Mentre sto andando a trovare Paolo, in ospedale da più di tre settimane, mi
telefona Riccardo e mi chiede se può venire anche lui.
Trovo Paolo abbastanza debilitato. La situazione è seria. Diverse
operazioni in breve tempo e non pare di intravedere miglioramenti.
Ci stiamo accomiatando dalla moglie Sara, quando scorgo Paolo che guarda
profondamente il figlioletto che, con infinita delicatezza, sta giocando con la
sua mano. Una scena commovente. Se non disturbassi farei una foto.
Usciamo. Intanto Riccardo mi dice che ha dato appuntamento a qualcuno
proprio davanti all’ospedale. Una cosa da sbrigare nel giro di qualche minuto.
Infatti, dopo un po’ arriva l’auto attesa.
Vado verso la macchina al parcheggio sapendo che si tratta di breve tempo.
Poi vedo che il tempo passa e decido di uscire dalla macchina e fare due passi.
Forse faccio qualche foto ma non trovo niente d’interessante. Soltanto la
corteccia di una betulla mi attira perché vi leggo il gioco del tempo.

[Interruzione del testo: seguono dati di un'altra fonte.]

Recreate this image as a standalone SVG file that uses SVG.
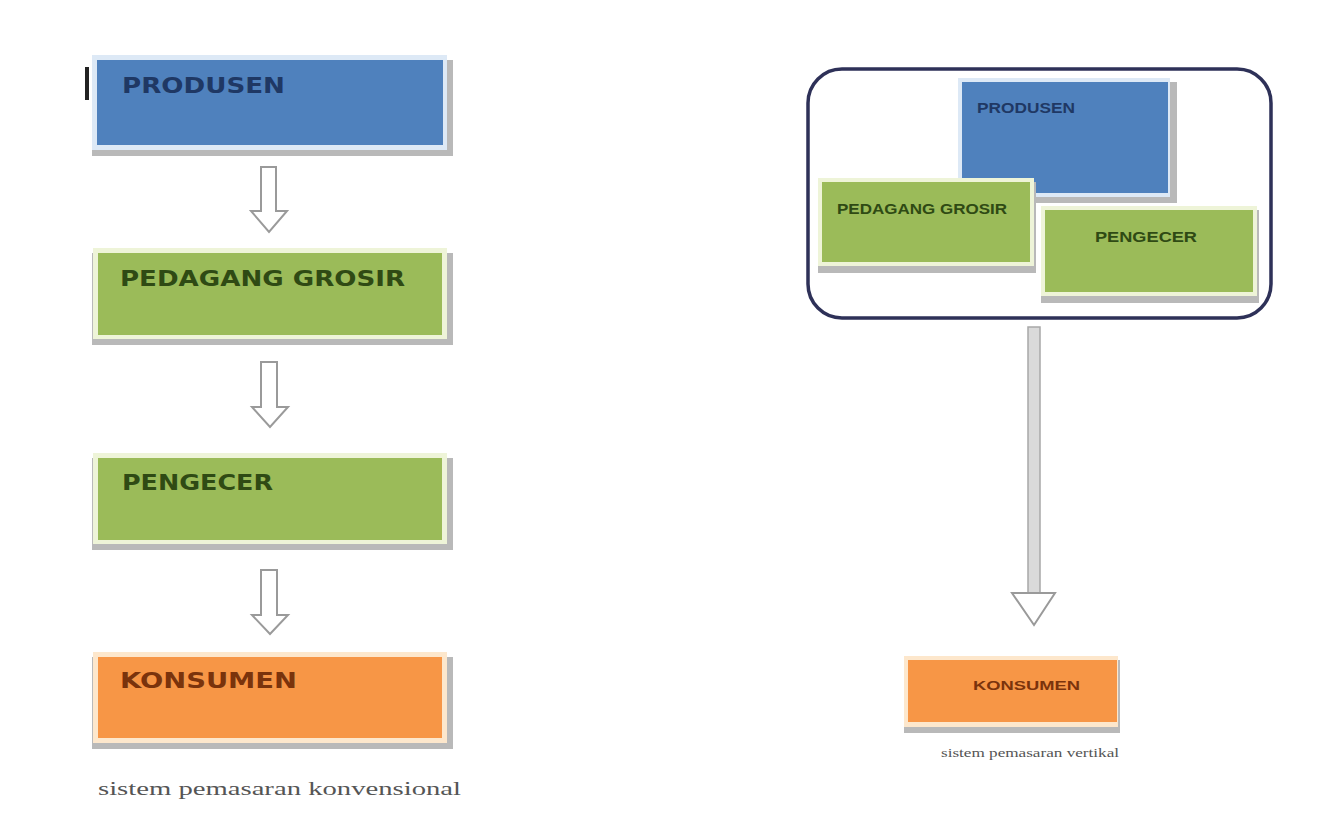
<svg xmlns="http://www.w3.org/2000/svg" width="1326" height="837" viewBox="0 0 1326 837">
  <style>
    .shadow { fill: #b9b9b9; }
    .halo-blue { fill: #dde9f6; }
    .halo-green { fill: #eef4d8; }
    .halo-orange { fill: #fde7cc; }
    .blue { fill: #4f81bd; }
    .green { fill: #9bbb59; }
    .orange { fill: #f79646; }
    .lbl { font-family: "DejaVu Sans", "Liberation Sans", sans-serif; font-weight: bold; }
    .lbl-s { font-family: "Liberation Sans", "DejaVu Sans", sans-serif; font-weight: bold; }
    .t-blue { fill: #1f3864; }
    .t-green { fill: #2f4a14; }
    .t-orange { fill: #7a330c; }
    .cap { font-family: "Liberation Serif", "DejaVu Serif", serif; fill: #555; }
    .arrow { fill: #ffffff; stroke: #9a9a9a; stroke-width: 2; stroke-linejoin: miter; }
    .shaft { fill: #dadada; stroke: #a8a8a8; stroke-width: 1.5; }
  </style>

  <rect width="1326" height="837" fill="#ffffff"/>

  <!-- conventional marketing system (left column) -->
  <rect x="85" y="67" width="4" height="33" fill="#222"/>

  <g id="produsen-left">
    <rect class="shadow" x="92" y="60" width="361" height="96"/>
    <rect class="halo-blue" x="92" y="55" width="355" height="95"/>
    <rect class="blue" x="97" y="60" width="346" height="85"/>
    <text class="lbl t-blue" x="122" y="93" font-size="21" textLength="163" lengthAdjust="spacingAndGlyphs">PRODUSEN</text>
  </g>

  <g id="grosir-left">
    <rect class="shadow" x="92" y="253" width="361" height="92"/>
    <rect class="halo-green" x="93" y="248" width="354" height="91"/>
    <rect class="green" x="98" y="253" width="344" height="82"/>
    <text class="lbl t-green" x="120" y="286" font-size="21" textLength="285" lengthAdjust="spacingAndGlyphs">PEDAGANG GROSIR</text>
  </g>

  <g id="pengecer-left">
    <rect class="shadow" x="92" y="458" width="361" height="92"/>
    <rect class="halo-green" x="93" y="453" width="354" height="91"/>
    <rect class="green" x="98" y="458" width="344" height="82"/>
    <text class="lbl t-green" x="122" y="490" font-size="21" textLength="151" lengthAdjust="spacingAndGlyphs">PENGECER</text>
  </g>

  <g id="konsumen-left">
    <rect class="shadow" x="92" y="657" width="361" height="92"/>
    <rect class="halo-orange" x="93" y="652" width="354" height="91"/>
    <rect class="orange" x="98" y="657" width="344" height="81"/>
    <text class="lbl t-orange" x="120" y="688" font-size="21" textLength="177" lengthAdjust="spacingAndGlyphs">KONSUMEN</text>
  </g>

  <text class="cap" x="98" y="795" font-size="18" textLength="363" lengthAdjust="spacingAndGlyphs">sistem pemasaran konvensional</text>

  <!-- vertical marketing system (right) -->
  <g id="sistem-vertikal">
    <rect x="808" y="69" width="463" height="249" rx="34" ry="34" fill="#ffffff" stroke="#2e3158" stroke-width="3.5"/>
  </g>

  <g id="produsen-right">
    <rect class="shadow" x="958" y="82" width="219" height="121"/>
    <rect class="halo-blue" x="958" y="78" width="212" height="119"/>
    <rect class="blue" x="962" y="82" width="206" height="111"/>
    <text class="lbl-s t-blue" x="977" y="113" font-size="15" textLength="98" lengthAdjust="spacingAndGlyphs">PRODUSEN</text>
  </g>

  <g id="grosir-right">
    <rect class="shadow" x="818" y="182" width="218" height="91"/>
    <rect class="halo-green" x="818" y="178" width="216" height="88"/>
    <rect class="green" x="822" y="182" width="208" height="80"/>
    <text class="lbl-s t-green" x="837" y="214" font-size="15" textLength="170" lengthAdjust="spacingAndGlyphs">PEDAGANG GROSIR</text>
  </g>

  <g id="pengecer-right">
    <rect class="shadow" x="1041" y="210" width="218" height="93"/>
    <rect class="halo-green" x="1041" y="206" width="216" height="90"/>
    <rect class="green" x="1045" y="210" width="208" height="82"/>
    <text class="lbl-s t-green" x="1095" y="242" font-size="15" textLength="102" lengthAdjust="spacingAndGlyphs">PENGECER</text>
  </g>

  <g id="konsumen-right">
    <rect class="shadow" x="904" y="660" width="216" height="73"/>
    <rect class="halo-orange" x="904" y="656" width="214" height="71"/>
    <rect class="orange" x="908" y="660" width="209" height="62"/>
    <text class="lbl-s t-orange" x="973" y="690" font-size="13" textLength="107" lengthAdjust="spacingAndGlyphs">KONSUMEN</text>
  </g>

  <text class="cap" x="941" y="757" font-size="12" textLength="178" lengthAdjust="spacingAndGlyphs">sistem pemasaran vertikal</text>

  <!-- block arrows -->
  <g id="connectors">
    <polygon class="arrow" points="261,167 276,167 276,211 287,211 269,232 251,211 261,211"/>
    <polygon class="arrow" points="261,362 277,362 277,407 288,407 270,427 252,407 261,407"/>
    <polygon class="arrow" points="261,570 277,570 277,615 288,615 270,634 252,615 261,615"/>
    <rect class="shaft" x="1028" y="327" width="12" height="266"/>
    <polygon class="arrow" points="1028,593 1012,593 1034,625 1055,593 1040,593"/>
  </g>
</svg>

Rimpiango di non aver fissato il momento delicatissimo di Paolo con il
figlioletto.
Passa altro tempo. Attendo. Sbircio nella macchina dove Riccardo
chiacchiera con l’amico e vedo che si sta interessando a un navigatore. Insomma
l’attesa imprevista sta diventando pesante e, più che mancanza di tatto, mi
sembra che Riccardo non si renda conto che avrebbe almeno dovuto dirmelo che
sarebbe stato più di un attimo ma quasi un’ora. Poi, non so da quale angolo
della mente, mi viene l’idea di trasformare quella piccola contrarietà in un
fiore per Paolo e scatta dentro di me l’idea che l’attesa si è combinata
soltanto perché io fossi più sensibile alla situazione di Paolo, bloccato in
ospedale quasi un mese. Al posteggio arriva una macchina che ad alto volume
lascia sentire una vecchia canzone “You never know” (non si sa mai).
Sì, non si sa mai perché succedono certe cose! In quel momento vedo Sara.
La saluto da lontano. Mi fa capire che vuole parlarmi. Affida il figlioletto a
un parente che l’aveva accompagnata. Appena sicura di non essere vista dal
bambino scoppia a piangere. Quando riesce a parlare, mi confida che il medico
le ha detto che la situazione ormai sta precipitando irreversibilmente. Non
sanno come arrestare l’infezione e Paolo è troppo debole. Praticamente il
medico aveva confermato un timore che girava nell’aria da qualche giorno.
Capisco che il “Regista invisibile” ha organizzato l’attesa perché io
potessi incontrare Sara.
Affido Paolo al Regista e affido anche me, con l’accresciuta voglia di
seguire le sue indicazioni per il bene di Paolo.
Riccardo mi raggiunge dopo qualche tempo e mi chiede scusa perché si era
del tutto dimenticato che lo stavo aspettando. Gli dico che la mia impazienza è
ora gratitudine perché ho potuto incontrare Sara. Gli dico che si sta
consumando l’ultimo filo a cui è appesa la vita di Paolo. Mentre parlo, mi
convinco che devo mettere tutto l’impegno a credere che il filo non si
spezzerà. Per Paolo posso soltanto accrescere la mia fede. Nulla è impossibile
a Dio!
L’indomani mi telefona Sara per dirmi, pur con le dovute riserve, che i
medici avevano notato che non c’era stato peggioramento. C’è da attendere delle
ore, ma le cose forse stanno cambiando.
I giorni seguenti Paolo è fuori pericolo ed io ho la sensazione di aver
sbirciato nella misteriosa fucina del “Regista” e di aver rubato qualche
scintilla del fuoco che produce miracoli: la solidarietà che ci trasforma.
Ancora una volta la vita mi insegna che il vero miracolo che possa accadere è
credere all’amore di Dio e ad attivarlo verso i fratelli. Talvolta è eroico ma…
non si sa mai!
3 commenti:
Caro Tanino ,
la tua esperienza mi commuove
Cercherò anche io di sfruttare
le attese,tante, senza impazienza
che mi è molto congeniale!
grazie come sempre spero di rivederti prima di partire mena
eroismo della pazienza (per un impaziente come me)... è così!
mau mos
Non ho mai creduto ai miracoli perchè sarebbero una forzatura su delle leggi della natura in sé perfette.
La tua narrazione fa intuire un cambiamento non secondo le leggi.
Intervento divino?
Forza della natura?
Energia che si sveglia?
Nin so cosa dire, comunque la storia è toccante.